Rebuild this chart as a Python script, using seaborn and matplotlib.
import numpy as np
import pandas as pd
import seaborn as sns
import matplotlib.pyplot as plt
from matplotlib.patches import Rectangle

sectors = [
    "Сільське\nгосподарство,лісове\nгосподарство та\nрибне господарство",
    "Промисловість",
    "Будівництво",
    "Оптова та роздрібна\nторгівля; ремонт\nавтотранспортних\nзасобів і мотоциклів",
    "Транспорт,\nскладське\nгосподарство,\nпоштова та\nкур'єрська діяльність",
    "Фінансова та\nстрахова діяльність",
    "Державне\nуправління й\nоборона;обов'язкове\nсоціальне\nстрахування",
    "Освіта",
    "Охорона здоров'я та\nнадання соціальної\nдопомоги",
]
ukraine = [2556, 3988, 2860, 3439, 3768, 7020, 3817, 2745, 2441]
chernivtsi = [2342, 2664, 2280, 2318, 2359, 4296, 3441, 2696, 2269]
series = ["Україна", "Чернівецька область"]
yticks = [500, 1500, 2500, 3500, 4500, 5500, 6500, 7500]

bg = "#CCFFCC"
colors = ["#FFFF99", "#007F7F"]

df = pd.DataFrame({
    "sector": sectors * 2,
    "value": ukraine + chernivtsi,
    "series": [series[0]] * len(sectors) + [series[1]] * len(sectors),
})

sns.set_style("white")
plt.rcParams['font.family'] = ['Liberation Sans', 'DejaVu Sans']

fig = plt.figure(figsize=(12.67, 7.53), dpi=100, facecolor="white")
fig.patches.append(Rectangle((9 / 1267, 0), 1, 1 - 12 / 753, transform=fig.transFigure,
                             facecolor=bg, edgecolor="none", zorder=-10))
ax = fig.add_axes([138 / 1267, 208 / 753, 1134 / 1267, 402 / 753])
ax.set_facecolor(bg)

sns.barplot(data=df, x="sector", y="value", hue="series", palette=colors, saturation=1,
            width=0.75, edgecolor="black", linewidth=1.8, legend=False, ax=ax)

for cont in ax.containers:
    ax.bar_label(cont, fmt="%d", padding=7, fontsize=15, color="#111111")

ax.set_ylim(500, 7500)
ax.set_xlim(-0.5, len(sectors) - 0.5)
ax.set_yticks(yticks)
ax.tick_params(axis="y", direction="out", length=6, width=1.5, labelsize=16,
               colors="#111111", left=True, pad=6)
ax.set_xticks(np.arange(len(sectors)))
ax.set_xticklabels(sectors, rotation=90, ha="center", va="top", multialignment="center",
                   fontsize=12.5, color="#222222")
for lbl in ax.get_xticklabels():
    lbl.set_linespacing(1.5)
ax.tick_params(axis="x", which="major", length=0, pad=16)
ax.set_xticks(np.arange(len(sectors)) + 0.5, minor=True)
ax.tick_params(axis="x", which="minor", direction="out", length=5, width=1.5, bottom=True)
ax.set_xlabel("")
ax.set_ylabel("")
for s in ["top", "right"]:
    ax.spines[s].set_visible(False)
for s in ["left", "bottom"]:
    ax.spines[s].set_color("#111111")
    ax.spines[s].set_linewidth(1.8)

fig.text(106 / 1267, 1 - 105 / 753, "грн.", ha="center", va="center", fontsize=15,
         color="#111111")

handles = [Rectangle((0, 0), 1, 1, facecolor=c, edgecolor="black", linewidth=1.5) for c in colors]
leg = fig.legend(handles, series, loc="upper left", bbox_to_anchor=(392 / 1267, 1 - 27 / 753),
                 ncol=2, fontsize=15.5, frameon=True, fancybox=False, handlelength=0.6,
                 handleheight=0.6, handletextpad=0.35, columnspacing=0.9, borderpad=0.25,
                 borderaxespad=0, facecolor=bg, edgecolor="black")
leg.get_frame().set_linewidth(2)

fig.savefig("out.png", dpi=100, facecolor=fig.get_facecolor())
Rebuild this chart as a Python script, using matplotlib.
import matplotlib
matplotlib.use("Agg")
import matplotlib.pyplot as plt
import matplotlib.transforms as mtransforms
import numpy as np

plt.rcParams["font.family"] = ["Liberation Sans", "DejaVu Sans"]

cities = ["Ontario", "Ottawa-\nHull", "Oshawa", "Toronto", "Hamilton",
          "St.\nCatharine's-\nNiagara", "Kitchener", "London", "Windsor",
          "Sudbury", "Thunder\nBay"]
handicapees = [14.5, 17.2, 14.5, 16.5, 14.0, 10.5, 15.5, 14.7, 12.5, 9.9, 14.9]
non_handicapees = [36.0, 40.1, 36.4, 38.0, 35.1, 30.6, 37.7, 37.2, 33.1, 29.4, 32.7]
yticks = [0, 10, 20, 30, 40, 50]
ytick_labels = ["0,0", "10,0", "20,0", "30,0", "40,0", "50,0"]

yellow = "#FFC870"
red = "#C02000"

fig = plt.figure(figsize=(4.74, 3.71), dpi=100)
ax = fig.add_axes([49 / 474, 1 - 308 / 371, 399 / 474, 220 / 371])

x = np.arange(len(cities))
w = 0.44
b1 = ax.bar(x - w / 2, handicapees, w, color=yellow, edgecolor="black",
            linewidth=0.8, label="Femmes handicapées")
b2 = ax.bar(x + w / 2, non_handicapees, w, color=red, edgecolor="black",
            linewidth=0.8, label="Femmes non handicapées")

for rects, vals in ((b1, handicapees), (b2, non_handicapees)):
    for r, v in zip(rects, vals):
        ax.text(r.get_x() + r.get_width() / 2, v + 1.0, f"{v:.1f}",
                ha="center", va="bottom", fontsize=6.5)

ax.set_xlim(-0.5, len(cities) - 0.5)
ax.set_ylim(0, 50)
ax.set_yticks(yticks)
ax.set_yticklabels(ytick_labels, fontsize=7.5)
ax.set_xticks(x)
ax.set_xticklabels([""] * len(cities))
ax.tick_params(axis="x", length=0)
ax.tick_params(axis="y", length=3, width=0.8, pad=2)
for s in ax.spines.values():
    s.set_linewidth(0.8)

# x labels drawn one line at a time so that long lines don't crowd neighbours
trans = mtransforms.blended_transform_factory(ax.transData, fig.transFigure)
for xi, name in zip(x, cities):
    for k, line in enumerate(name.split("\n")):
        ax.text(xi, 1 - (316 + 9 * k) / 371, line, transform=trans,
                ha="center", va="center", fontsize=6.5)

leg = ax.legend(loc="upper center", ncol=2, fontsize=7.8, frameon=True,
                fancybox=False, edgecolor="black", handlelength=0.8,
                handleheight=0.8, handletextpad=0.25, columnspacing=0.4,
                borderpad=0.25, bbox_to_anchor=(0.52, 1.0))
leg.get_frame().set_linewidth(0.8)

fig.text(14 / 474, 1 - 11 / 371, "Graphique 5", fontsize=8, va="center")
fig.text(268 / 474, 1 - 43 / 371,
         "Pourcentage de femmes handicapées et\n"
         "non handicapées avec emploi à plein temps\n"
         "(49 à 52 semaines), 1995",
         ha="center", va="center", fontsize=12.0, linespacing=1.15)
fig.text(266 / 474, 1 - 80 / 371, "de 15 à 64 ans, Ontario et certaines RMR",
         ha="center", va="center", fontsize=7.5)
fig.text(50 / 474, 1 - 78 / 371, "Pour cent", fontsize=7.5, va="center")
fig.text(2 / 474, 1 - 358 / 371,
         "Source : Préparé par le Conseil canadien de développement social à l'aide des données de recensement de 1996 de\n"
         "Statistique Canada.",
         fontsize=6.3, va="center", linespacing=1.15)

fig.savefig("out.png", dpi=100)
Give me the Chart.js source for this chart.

○ ○ ○

Requirement —
Extract every line above exactly as it stands.

Reply —
Rebuild this chart as a Python script, using seaborn and matplotlib.
import numpy as np
import pandas as pd
import seaborn as sns
import matplotlib.pyplot as plt
from matplotlib.patches import Rectangle

sectors = [
    "Сільське\nгосподарство,лісове\nгосподарство та\nрибне господарство",
    "Промисловість",
    "Будівництво",
    "Оптова та роздрібна\nторгівля; ремонт\nавтотранспортних\nзасобів і мотоциклів",
    "Транспорт,\nскладське\nгосподарство,\nпоштова та\nкур'єрська діяльність",
    "Фінансова та\nстрахова діяльність",
    "Державне\nуправління й\nоборона;обов'язкове\nсоціальне\nстрахування",
    "Освіта",
    "Охорона здоров'я та\nнадання соціальної\nдопомоги",
]
ukraine = [2556, 3988, 2860, 3439, 3768, 7020, 3817, 2745, 2441]
chernivtsi = [2342, 2664, 2280, 2318, 2359, 4296, 3441, 2696, 2269]
series = ["Україна", "Чернівецька область"]
yticks = [500, 1500, 2500, 3500, 4500, 5500, 6500, 7500]

bg = "#CCFFCC"
colors = ["#FFFF99", "#007F7F"]

df = pd.DataFrame({
    "sector": sectors * 2,
    "value": ukraine + chernivtsi,
    "series": [series[0]] * len(sectors) + [series[1]] * len(sectors),
})

sns.set_style("white")
plt.rcParams['font.family'] = ['Liberation Sans', 'DejaVu Sans']

fig = plt.figure(figsize=(12.67, 7.53), dpi=100, facecolor="white")
fig.patches.append(Rectangle((9 / 1267, 0), 1, 1 - 12 / 753, transform=fig.transFigure,
                             facecolor=bg, edgecolor="none", zorder=-10))
ax = fig.add_axes([138 / 1267, 208 / 753, 1134 / 1267, 402 / 753])
ax.set_facecolor(bg)

sns.barplot(data=df, x="sector", y="value", hue="series", palette=colors, saturation=1,
            width=0.75, edgecolor="black", linewidth=1.8, legend=False, ax=ax)

for cont in ax.containers:
    ax.bar_label(cont, fmt="%d", padding=7, fontsize=15, color="#111111")

ax.set_ylim(500, 7500)
ax.set_xlim(-0.5, len(sectors) - 0.5)
ax.set_yticks(yticks)
ax.tick_params(axis="y", direction="out", length=6, width=1.5, labelsize=16,
               colors="#111111", left=True, pad=6)
ax.set_xticks(np.arange(len(sectors)))
ax.set_xticklabels(sectors, rotation=90, ha="center", va="top", multialignment="center",
                   fontsize=12.5, color="#222222")
for lbl in ax.get_xticklabels():
    lbl.set_linespacing(1.5)
ax.tick_params(axis="x", which="major", length=0, pad=16)
ax.set_xticks(np.arange(len(sectors)) + 0.5, minor=True)
ax.tick_params(axis="x", which="minor", direction="out", length=5, width=1.5, bottom=True)
ax.set_xlabel("")
ax.set_ylabel("")
for s in ["top", "right"]:
    ax.spines[s].set_visible(False)
for s in ["left", "bottom"]:
    ax.spines[s].set_color("#111111")
    ax.spines[s].set_linewidth(1.8)

fig.text(106 / 1267, 1 - 105 / 753, "грн.", ha="center", va="center", fontsize=15,
         color="#111111")

handles = [Rectangle((0, 0), 1, 1, facecolor=c, edgecolor="black", linewidth=1.5) for c in colors]
leg = fig.legend(handles, series, loc="upper left", bbox_to_anchor=(392 / 1267, 1 - 27 / 753),
                 ncol=2, fontsize=15.5, frameon=True, fancybox=False, handlelength=0.6,
                 handleheight=0.6, handletextpad=0.35, columnspacing=0.9, borderpad=0.25,
                 borderaxespad=0, facecolor=bg, edgecolor="black")
leg.get_frame().set_linewidth(2)

fig.savefig("out.png", dpi=100, facecolor=fig.get_facecolor())
Rebuild this chart as a Python script, using matplotlib.
import matplotlib
matplotlib.use("Agg")
import matplotlib.pyplot as plt
import matplotlib.transforms as mtransforms
import numpy as np

plt.rcParams["font.family"] = ["Liberation Sans", "DejaVu Sans"]

cities = ["Ontario", "Ottawa-\nHull", "Oshawa", "Toronto", "Hamilton",
          "St.\nCatharine's-\nNiagara", "Kitchener", "London", "Windsor",
          "Sudbury", "Thunder\nBay"]
handicapees = [14.5, 17.2, 14.5, 16.5, 14.0, 10.5, 15.5, 14.7, 12.5, 9.9, 14.9]
non_handicapees = [36.0, 40.1, 36.4, 38.0, 35.1, 30.6, 37.7, 37.2, 33.1, 29.4, 32.7]
yticks = [0, 10, 20, 30, 40, 50]
ytick_labels = ["0,0", "10,0", "20,0", "30,0", "40,0", "50,0"]

yellow = "#FFC870"
red = "#C02000"

fig = plt.figure(figsize=(4.74, 3.71), dpi=100)
ax = fig.add_axes([49 / 474, 1 - 308 / 371, 399 / 474, 220 / 371])

x = np.arange(len(cities))
w = 0.44
b1 = ax.bar(x - w / 2, handicapees, w, color=yellow, edgecolor="black",
            linewidth=0.8, label="Femmes handicapées")
b2 = ax.bar(x + w / 2, non_handicapees, w, color=red, edgecolor="black",
            linewidth=0.8, label="Femmes non handicapées")

for rects, vals in ((b1, handicapees), (b2, non_handicapees)):
    for r, v in zip(rects, vals):
        ax.text(r.get_x() + r.get_width() / 2, v + 1.0, f"{v:.1f}",
                ha="center", va="bottom", fontsize=6.5)

ax.set_xlim(-0.5, len(cities) - 0.5)
ax.set_ylim(0, 50)
ax.set_yticks(yticks)
ax.set_yticklabels(ytick_labels, fontsize=7.5)
ax.set_xticks(x)
ax.set_xticklabels([""] * len(cities))
ax.tick_params(axis="x", length=0)
ax.tick_params(axis="y", length=3, width=0.8, pad=2)
for s in ax.spines.values():
    s.set_linewidth(0.8)

# x labels drawn one line at a time so that long lines don't crowd neighbours
trans = mtransforms.blended_transform_factory(ax.transData, fig.transFigure)
for xi, name in zip(x, cities):
    for k, line in enumerate(name.split("\n")):
        ax.text(xi, 1 - (316 + 9 * k) / 371, line, transform=trans,
                ha="center", va="center", fontsize=6.5)

leg = ax.legend(loc="upper center", ncol=2, fontsize=7.8, frameon=True,
                fancybox=False, edgecolor="black", handlelength=0.8,
                handleheight=0.8, handletextpad=0.25, columnspacing=0.4,
                borderpad=0.25, bbox_to_anchor=(0.52, 1.0))
leg.get_frame().set_linewidth(0.8)

fig.text(14 / 474, 1 - 11 / 371, "Graphique 5", fontsize=8, va="center")
fig.text(268 / 474, 1 - 43 / 371,
         "Pourcentage de femmes handicapées et\n"
         "non handicapées avec emploi à plein temps\n"
         "(49 à 52 semaines), 1995",
         ha="center", va="center", fontsize=12.0, linespacing=1.15)
fig.text(266 / 474, 1 - 80 / 371, "de 15 à 64 ans, Ontario et certaines RMR",
         ha="center", va="center", fontsize=7.5)
fig.text(50 / 474, 1 - 78 / 371, "Pour cent", fontsize=7.5, va="center")
fig.text(2 / 474, 1 - 358 / 371,
         "Source : Préparé par le Conseil canadien de développement social à l'aide des données de recensement de 1996 de\n"
         "Statistique Canada.",
         fontsize=6.3, va="center", linespacing=1.15)

fig.savefig("out.png", dpi=100)
Give me the Chart.js source for this chart.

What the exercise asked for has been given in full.